酒、タバコに関する規制が緩いことから愛煙家やお酒好きに支持されており、近年では隣州のカンザス州と共同でカジノ施設の建設が相次ぎ、観光業の成長を後押ししています。
ミズーリ州の税金
2018年時点で、ミズーリ州の消費税は8.03パーセントです。連邦税が4.225パーセントに対して、地方税の平均が3.8パーセントです。アルコールやタバコなどの税率が低いため、消費税は僅かに高めです。
近年、ミズーリ州議会では「暴力的なゲームに課税をすべき」という論調が起きており、相次ぐ銃乱射事件に独自で歯止めをかけようとしていることが物議を呼んでいます。
ミズーリ州の銃や薬物問題
ミズーリ州では医療目的でも娯楽目的でもマリファナは違法です。タバコやアルコールに対して規制が緩いことから、他州よりもマリファナに移行する人が少ないとされています。ミズーリ州では州民10万人に対して銃による犠牲者が18人と非常に高い割合で、銃を使った犯罪も多く、銃への取り組み格付けは最低ランクの「F」です。
ミズーリ州の教育または宗教事情
ミズーリ州の教育水準は国内の中央値とされています。7歳から17歳までの教育は義務とされていますが、必ずしも学校に通う必要はなく、州法では家庭教育も認められています。州内には全米大学20傑のひとつセントルイス・ワシントン大学などもあります。
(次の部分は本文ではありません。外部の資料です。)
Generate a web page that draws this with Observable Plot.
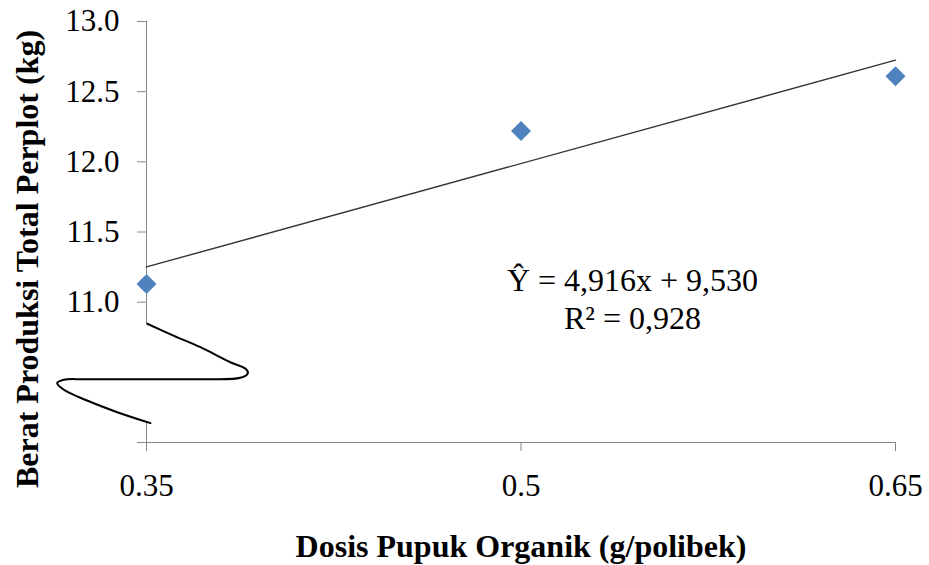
<!DOCTYPE html>
<html><head><meta charset="utf-8">
<script src="https://cdn.jsdelivr.net/npm/d3@7"></script>
<script src="https://cdn.jsdelivr.net/npm/@observablehq/plot@0.6"></script>
<style>body{margin:0;background:#fff}</style>
</head><body><div id="chart"></div>
<script>
const doses = [0.35, 0.5, 0.65];
const doseLabels = ["0.35", "0.5", "0.65"];
const weights = [11.13, 12.22, 12.61];
const trendDoses = [0.35, 0.65];
const trendWeights = [11.251, 12.725];
const yTicks = [10.0, 11.0, 11.5, 12.0, 12.5, 13.0];
const yTickLabels = ["", "11.0", "11.5", "12.0", "12.5", "13.0"];
const equationLines = ["Ŷ = 4,916x + 9,530", "R² = 0,928"];
const xTitle = "Dosis Pupuk Organik (g/polibek)";
const yTitle = "Berat Produksi Total Perplot (kg)";
// axis-break squiggle (data units)
const breakX = [0.3503, 0.3608, 0.3716, 0.3836, 0.3897, 0.3906, 0.3876, 0.3716, 0.3448, 0.3248, 0.3169, 0.3142, 0.3169, 0.3262, 0.3383, 0.3516];
const breakY = [10.846, 10.762, 10.679, 10.572, 10.525, 10.494, 10.461, 10.451, 10.451, 10.451, 10.447, 10.423, 10.376, 10.299, 10.216, 10.138];
// visible y-axis segments (around the break)
const axisSegLow = [10.0, 10.138];
const axisSegHigh = [10.846, 13.0];

const points = doses.map((d, i) => ({x: d, y: weights[i]}));
const trend = trendDoses.map((d, i) => ({x: d, y: trendWeights[i]}));
const squiggle = breakX.map((d, i) => ({x: d, y: breakY[i]}));
const yLabelMap = new Map(yTicks.map((t, i) => [t, yTickLabels[i]]));
const xLabelMap = new Map(doses.map((t, i) => [t, doseLabels[i]]));
const gray = "#888";
const serif = "'Liberation Serif', 'Times New Roman', serif";

const chart = Plot.plot({
  width: 929,
  height: 565,
  marginLeft: 146,
  marginRight: 34,
  marginTop: 21,
  marginBottom: 123,
  style: {fontFamily: serif, background: "#fff", color: "#000"},
  x: {domain: [0.35, 0.65]},
  y: {domain: [10, 13]},
  marks: [
    Plot.ruleX([0.35], {y1: axisSegLow[0], y2: axisSegLow[1], stroke: gray}),
    Plot.ruleX([0.35], {y1: axisSegHigh[0], y2: axisSegHigh[1], stroke: gray}),
    Plot.ruleY([10], {x1: 0.35, x2: 0.65, stroke: gray}),
    Plot.axisY({ticks: yTicks, tickFormat: d => yLabelMap.get(d) ?? "", tickSize: 9, tickPadding: 18, stroke: gray, fill: "#000", fontSize: 31, fontFamily: serif, label: null}),
    Plot.axisX({ticks: doses, tickFormat: d => xLabelMap.get(d) ?? "", tickSize: 9, tickPadding: 22, stroke: gray, fill: "#000", fontSize: 31, fontFamily: serif, label: null}),
    Plot.line(squiggle, {x: "x", y: "y", curve: "catmull-rom", stroke: "#000", strokeWidth: 2}),
    Plot.line(trend, {x: "x", y: "y", stroke: "#333", strokeWidth: 1.4}),
    Plot.dot(points, {x: "x", y: "y", symbol: "diamond2", r: 9, fill: "#4F81BD", stroke: "none"}),
    Plot.text([equationLines.join("\n")], {frameAnchor: "top-left", dx: 486, dy: 276, textAnchor: "middle", lineAnchor: "middle", lineHeight: 1.2, fontSize: 32, fontFamily: serif, fill: "#000"}),
    Plot.text([xTitle], {frameAnchor: "bottom", dy: 104, textAnchor: "middle", lineAnchor: "middle", fontSize: 32, fontWeight: "bold", fontFamily: serif, fill: "#000"}),
    Plot.text([yTitle], {frameAnchor: "left", dx: -119, dy: 27, rotate: -90, textAnchor: "middle", lineAnchor: "middle", fontSize: 32, fontWeight: "bold", fontFamily: serif, fill: "#000"})
  ]
});
document.getElementById("chart").appendChild(chart);
</script>
</body></html>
ミズーリ州の宗教はキリスト教が80パーセント以上を占めています。開拓時代から続くフランスの影響もありカトリックも多く、1818年にはカトリック系の神学校が設立されました。ミシシッピ川より西では初の大学でカトリックの歴史がある州です。
まとめ
ミズーリ州は東西を結ぶゲートウェイであり、ミシシッピ川やミズーリ川を使って発展を遂げてきました。また、タバコやアルコールなど主産業への規制が緩く、自州を守る意思が強い州と言えます。それ故に「The Show-Me State」の印象が残るのかもしれません。